“Bello, sabio, audaz, intrépido, afortunado y glorioso. Destinado a morir joven y a que el mundo habla de él para siempre”, así describía Quinto Arrio, uno de sus numerosos biógrafos, a Alejandro Magno, el hombre que en sus 32 años de vida más cambió la faz de su la Tierra, difundió la lengua y la cultura griega por todo el Oriente y aún hoy, 2.356 años después de su muerte sigue siendo adorado como dios por miles de personas en el mundo y admirado por colectivos gays, no sin razón. Nunca un gay llegó tan alto.
Alejandro nació el 15 de abril del 324 antes de Cristo en Pella, Macedonia, era hijo de Filipo y Olimpia. Se asoció con el asesinato de su padre y con su madre mantuvo una relación amor/odio muy intensa. Siempre le reprochaba que “le cobraba un alto alquiler por nueve meses de alojamiento”.
Con 18 años ganó su primera batalla importante, a los 20 ya era rey y con 23 años derrotó al gran rey de Persia Darío III y creó un imperio que iba desde Tracia (la actual Albania) hasta la India, con cuyo rey Poros mantuvo una intensa relación en todos los sentidos.
Alejandro siempre fue un hombre especial. El Oráculo de Siwa le reconoció como hijo de Amón Zeus, dios de tierra, y como tal fue venerado. Y lo cierto es que lo parecía, aunque no de gran estatura, ni en lo más intenso del combate sudaba y nunca olía mal, apenas comía y bebía poco, y parecía completamente inmune a las heridas de armas, de hecho murió de malaria.
Nunca le gustaron las mujeres, se casó con dos, pero por motivos políticos, conseguir un heredero para su inmenso imperio. La primera vez con Roxana, una princesa sogdiana, y la segunda con Estateira, la hija de su enemigo Darío III, a la vez que casaba a su gran amor Hefestión con la hermana de ésta.
Conoció a Hefestión, hijo de un príncipe macedonio, en la academia que Aristóteles creó cerca de Pella por orden de Filipo. Ambos tenían quince años, y parece ser que, según relata Plutarco, el flechazo fue instantáneo.
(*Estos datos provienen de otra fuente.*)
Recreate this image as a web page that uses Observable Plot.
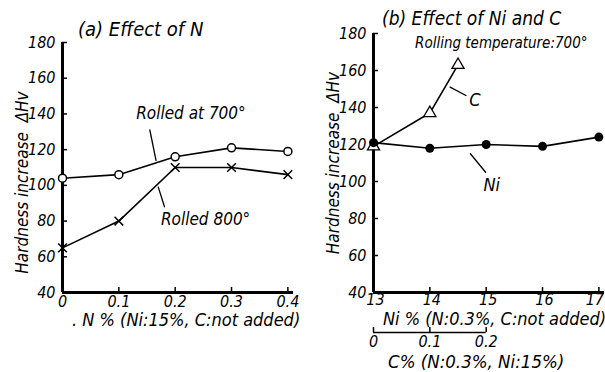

Fue el único y gran amor, su Patroclo (el que fuera amante de Aquiles), su camarada, amigo, confidente, le siguió en el destierro y hasta en los últimos desiertos de Mesopotania.
Hefestión era alto, guapo, rubio, fuerte, un gran estratega, irresistible para las mujeres, pero solo consintió casarse cuando Alejandro se lo ordenó. Quería que los hijos de su amados fueran sobrinos suyos para hacer aún más fuertes los lazos que les unían.
La relación entre ambos fue tan intensa que Alejandro le consideraba como si fuera él mismo. De hecho cunando la reina madre de Persia se rindió en Issos confundió a Hefestión con Alejandro y se arrodilló ante él en acto de sumisión. Alejandro no solo no se molestó, sino que le dijo “no te preocupes, él también es Alejandro”.
La muerte de Hesfestión en Ectabana fue una tragedia para Alejandro, mandó a cubrir de negro las siete murallas de oro de la ciudad, la residencia de verano de los reyes persas, le dedicó juegos funerarios nunca vistos y erigió en su honor una ciudad, que permaneció habitada hasta el siglo VI d.C. Apenas un año después el propio Alejandro murió en Babilonia sin haberse recuperado nunca de la pérdida de su amado. Tenía 32 años.
Alejandro fue la luz que explota con fuerza y se disuelve con rapidez. El dios Iskander que las tribus afganas del interior aún veneran hoy en día, el guerrero invencible, conquistó mundos y sometió imperios, pero su mayor orgullo fue el ser amador fielmente por Hesfestión como “Aquiles por Patroclo”.